Therapy dogs mark 10 years in Powell River

Local unit readies to certify more dogs and owners

Powell River Therapy Dogs group has been providing comfort and entertainment to patients, long-term care residents and individuals in this community for 10 years.

The first therapy dog unit in Canada started in Peterborough, Ontario, in 1992.

Gale Alsgard started the local unit in 2011 after seeing the benefits from when she lived for a time in Vancouver. She was assisted in her efforts by Marie Rumley, who at the time was employed at St. John Ambulance. They worked through all the paperwork required to get the group organized.

The 100-per-cent volunteer program has certified handlers and dogs visiting adults and children who can benefit from the unconditional love of dogs. Currently there are 29 certified therapy dogs with 14 certified to be with children.

Current facilitator Deb Maitland took over from Audrey McLeish five years ago.

Maitland and her husband retired to Powell River eight years ago with their two older bichon frise dogs. She became acquainted with therapy dogs when her husband underwent successful treatment at BC Cancer clinic in Vancouver.
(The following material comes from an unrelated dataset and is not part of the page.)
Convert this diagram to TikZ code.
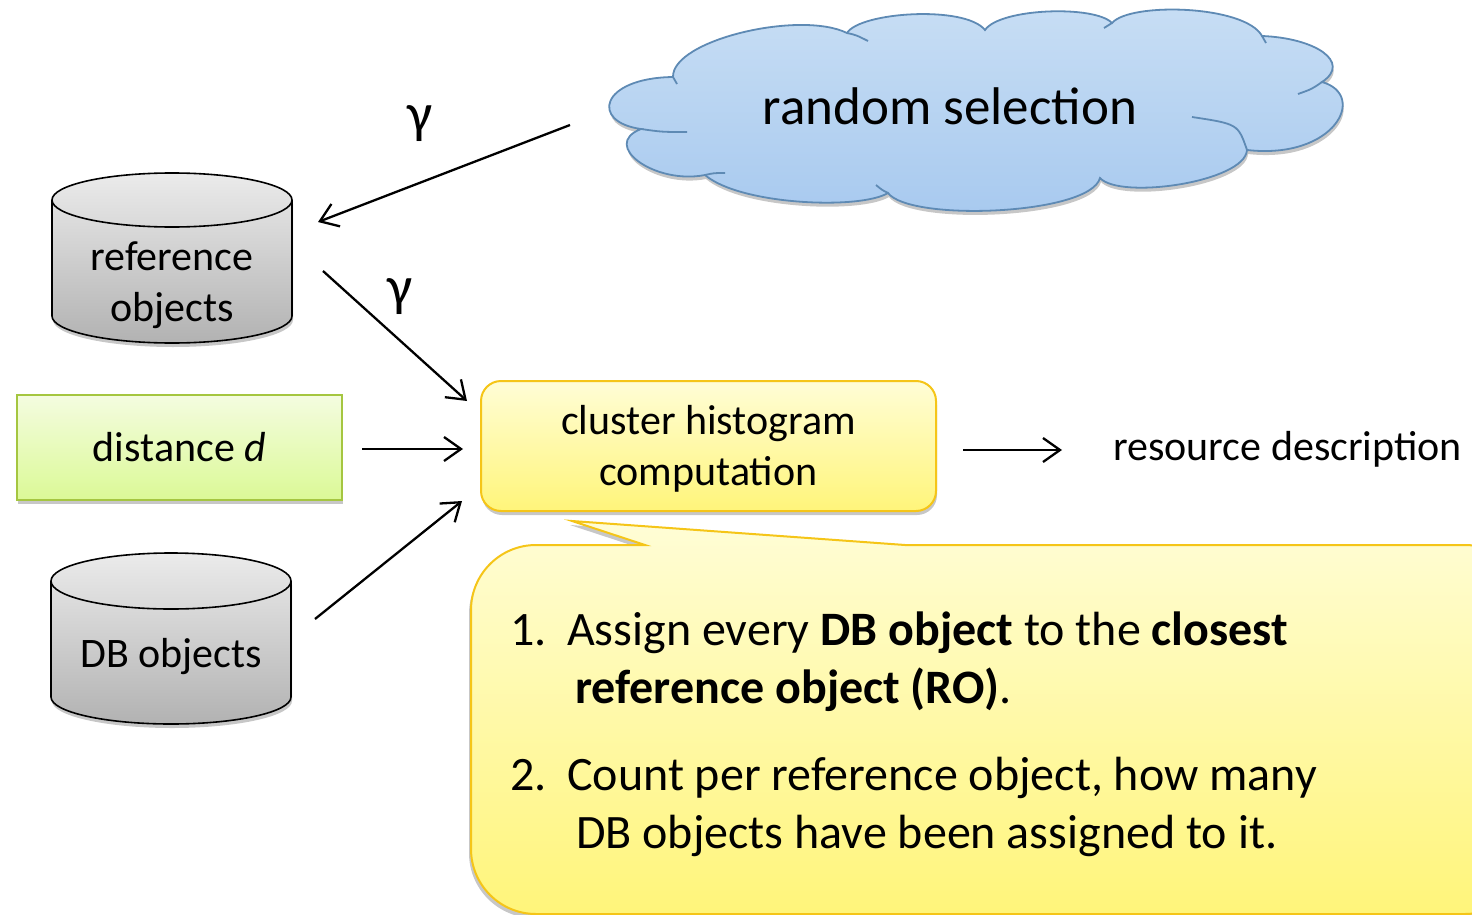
\documentclass[tikz,border=0pt]{standalone}
\usepackage{fontspec}
\setmainfont{Carlito}
\usetikzlibrary{arrows.meta,shadows}

\definecolor{cloudtop}{HTML}{C8DEF4}
\definecolor{cloudbot}{HTML}{A7C9EF}
\definecolor{cloudedge}{HTML}{5E8AB4}
\definecolor{cyltop}{HTML}{EBEBEB}
\definecolor{cylbot}{HTML}{B2B2B2}
\definecolor{greentop}{HTML}{F4FCE0}
\definecolor{greenbot}{HTML}{DBF996}
\definecolor{greenedge}{HTML}{A5C640}
\definecolor{yeltop}{HTML}{FFFDD6}
\definecolor{yelbot}{HTML}{FFF57A}
\definecolor{yeledge}{HTML}{F5C518}

\newcommand\setfs[2]{\fontsize{#1}{#2}\selectfont}

\begin{document}
\begin{tikzpicture}[x=1pt,y=-1pt,
  softshadow/.style={drop shadow={shadow xshift=1pt,shadow yshift=-4pt,opacity=.22,fill=black}},
  cloudfill/.style={draw=cloudedge,line width=1.8pt,top color=cloudtop,bottom color=cloudbot,softshadow},
  cloudline/.style={draw=cloudedge,line width=1.8pt},
  cylfill/.style={draw=black,line width=1.6pt,top color=cyltop,bottom color=cylbot,softshadow},
  cylline/.style={draw=black,line width=1.6pt},
  lbl/.style={inner sep=0pt,font=\setfs{42}{51},align=center},
  greenbox/.style={draw=greenedge,line width=2pt,top color=greentop,bottom color=greenbot,
    minimum width=325pt,minimum height=105pt,inner sep=0pt,font=\setfs{42}{51},softshadow},
  yellowbox/.style={draw=yeledge,line width=2pt,top color=yeltop,bottom color=yelbot,
    rounded corners=20pt,minimum width=455pt,minimum height=130pt,inner sep=0pt,softshadow},
  callout/.style={draw=yeledge,line width=2pt,top color=yeltop,bottom color=yelbot,
    drop shadow={shadow xshift=-2pt,shadow yshift=-4pt,opacity=.22,fill=black}},
  calltext/.style={anchor=base west,inner sep=0pt,font=\setfs{48}{58}},
  arr/.style={line width=2.3pt,-{Straight Barb[length=17pt,width=24pt]}},
  greek/.style={inner sep=0pt,font=\setfs{56}{66}}]

\clip (0,0) rectangle (1472,915);

% cloud outline
\path[cloudfill] (673,77) .. controls (672,40) and (800,10) .. (847,33)
 .. controls (860,12) and (965,5) .. (985,30)
 .. controls (1000,8) and (1095,5) .. (1112,23)
 .. controls (1130,2) and (1245,5) .. (1262,36)
 .. controls (1315,38) and (1352,62) .. (1322,82)
 .. controls (1368,95) and (1335,160) .. (1247,150)
 .. controls (1245,182) and (1120,200) .. (1100,178)
 .. controls (1090,215) and (910,222) .. (888,193)
 .. controls (860,210) and (740,205) .. (705,175)
 .. controls (655,185) and (600,145) .. (641,129)
 .. controls (590,122) and (600,78) .. (673,77) -- cycle;
% inner puff strokes
\draw[cloudline] (847,33) .. controls (856,35) .. (868,41);
\draw[cloudline] (1322,82) .. controls (1312,89) .. (1298,94);
\draw[cloudline] (1247,150) .. controls (1238,124) .. (1192,117);
\draw[cloudline] (641,129) .. controls (662,132) .. (687,132);
\draw[cloudline] (705,175) .. controls (714,173) .. (725,173);
\draw[cloudline] (888,193) .. controls (882,190) .. (876,185);
\draw[cloudline] (1262,36) -- (1266,43);
\draw[cloudline] (673,77) -- (677,84);
\draw[cloudline] (1112,23) -- (1104,28);
\node[inner sep=0pt,font=\setfs{53}{64}] (sel) at (950,106) {random selection};

% reference objects cylinder
\path[cylfill] (52,200) -- (52,316) arc[start angle=180,end angle=0,x radius=120,y radius=27]
  -- (292,200) arc[start angle=0,end angle=-180,x radius=120,y radius=27] -- cycle;
\draw[cylline] (52,200) arc[start angle=180,end angle=0,x radius=120,y radius=27];
\node[lbl] (ref) at (172,285) {reference\\objects};

% DB objects cylinder
\path[cylfill] (51,581) -- (51,697) arc[start angle=180,end angle=0,x radius=120,y radius=27]
  -- (291,581) arc[start angle=0,end angle=-180,x radius=120,y radius=28] -- cycle;
\draw[cylline] (51,581) arc[start angle=180,end angle=0,x radius=120,y radius=28];
\node[lbl] (db) at (171,657) {DB objects};

% distance box
\node[greenbox] (dist) at (179.5,447.5) {distance \textit{d}};

% histogram box and its two-line label
\node[yellowbox] (hist) at (708.5,446) {};
\node[lbl] (histlbl) at (708.5,449) {cluster histogram\\computation};

% output label
\node[lbl,anchor=west] (res) at (1113,449) {resource description};

% explanation callout
\path[callout] (471,610) arc[start angle=180,end angle=270,radius=65] -- (645,545) -- (572,521)
  -- (905,545) -- (1465,545) arc[start angle=270,end angle=360,radius=65] -- (1530,849)
  arc[start angle=0,end angle=90,radius=65] -- (536,914) arc[start angle=90,end angle=180,radius=65] -- cycle;
\node[calltext] (n1) at (510,645) {1.};
\node[calltext] (t1) at (567,645) {Assign every \textbf{DB object} to the \textbf{closest}};
\node[calltext] (t1b) at (575,703) {\textbf{reference object (RO)}.};
\node[calltext] (n2) at (510,790) {2.};
\node[calltext] (t2) at (567,790) {Count per reference object, how many};
\node[calltext] (t2b) at (576,848) {DB objects have been assigned to it.};

% connectors
\draw[arr] ([shift={(-380,19)}]sel.center) -- ([shift={(146,-63)}]ref.center);
\draw[arr] ([shift={(151,-14)}]ref.center) -- ([shift={(-241.5,-45)}]hist.center);
\draw[arr] ([shift={(182.5,1.5)}]dist.center) -- ([shift={(-245.5,3)}]hist.center);
\draw[arr] ([shift={(144,-38)}]db.center) -- ([shift={(-246.5,55)}]hist.center);
\draw[arr] ([shift={(254.5,4)}]hist.center) -- ([shift={(-51,1)}]res.west);

\node[greek] (g1) at (420,124) {γ};
\node[greek] (g2) at (400,297) {γ};
\end{tikzpicture}
\end{document}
Maitland wanted one, but recognized their dogs “definitely would not make good therapy dogs.”

Subsequently, they adopted a goldendoodle named Jerry who was being given away.

“I looked at his face and fell in love; he hopped in our truck and never looked back,” says Maitland. “He’s a perfect fit. Like all good therapy dogs, he is so intuitive and gravitates towards people who need his attention most. My dream came true with him.”

Therapy dogs are considered lifesavers because interaction with them can lower blood pressure, improve cardiovascular health, diminish overall physical pain, decrease anxiety and reduce boredom and loneliness, to mention a few benefits.

Locally the handlers and their dogs pre-COVID visited extended care facilities, Powell River General Hospital, group homes, stroke recovery centre, schools, Powell River Public Library (PRPL) and community events. 

Therapy dogs and handlers are kicking off their “Read to Dogs” program at PRPL on Tuesday, February 23. Held virtually via Zoom, they are scheduled on the last Tuesday of every month from 3:30 to 4:30 pm.

“This is a fun way for kids to practise their reading,” says Maitland. “Parents can register their children by contacting PRPL.”

Goals for the group include continuing to recruit additional volunteers/therapy dogs, expanding the program and coordinating creative and fun events such as talent shows, window parades and a promotional video.

New recruitment drives are underway and there are 26 people and their dogs waiting for the next orientation.

“It involves a two-step evaluation, the first of which has the owner come to find out what the requirements are, such vet certification and criminal record checks,” explains Maitland. “Then a week later, they come with their dogs and we work through 12 different scenarios over an hour. “

Maitland is looking forward to getting an orientation on the calendar once that can be done under COVID protocols. Both dogs and handlers are missing their volunteer work as well as the large social gatherings that used to take place during the summer and at Christmastime.

They also would like to hold fundraising events again.

“We have very little funding so we are so very thankful for our support from the Rotary clubs,” says Maitland. “They have helped us with our Dogs 4 Dogs fundraisers; they’ve purchased uniform vests for us from Taws; they’re supporting the purchase of our parade banner. They’re just always there when we need them. We can’t thank them enough for what they do.”

The group is also appreciative of Henderson Elementary School’s offer to use its facilities.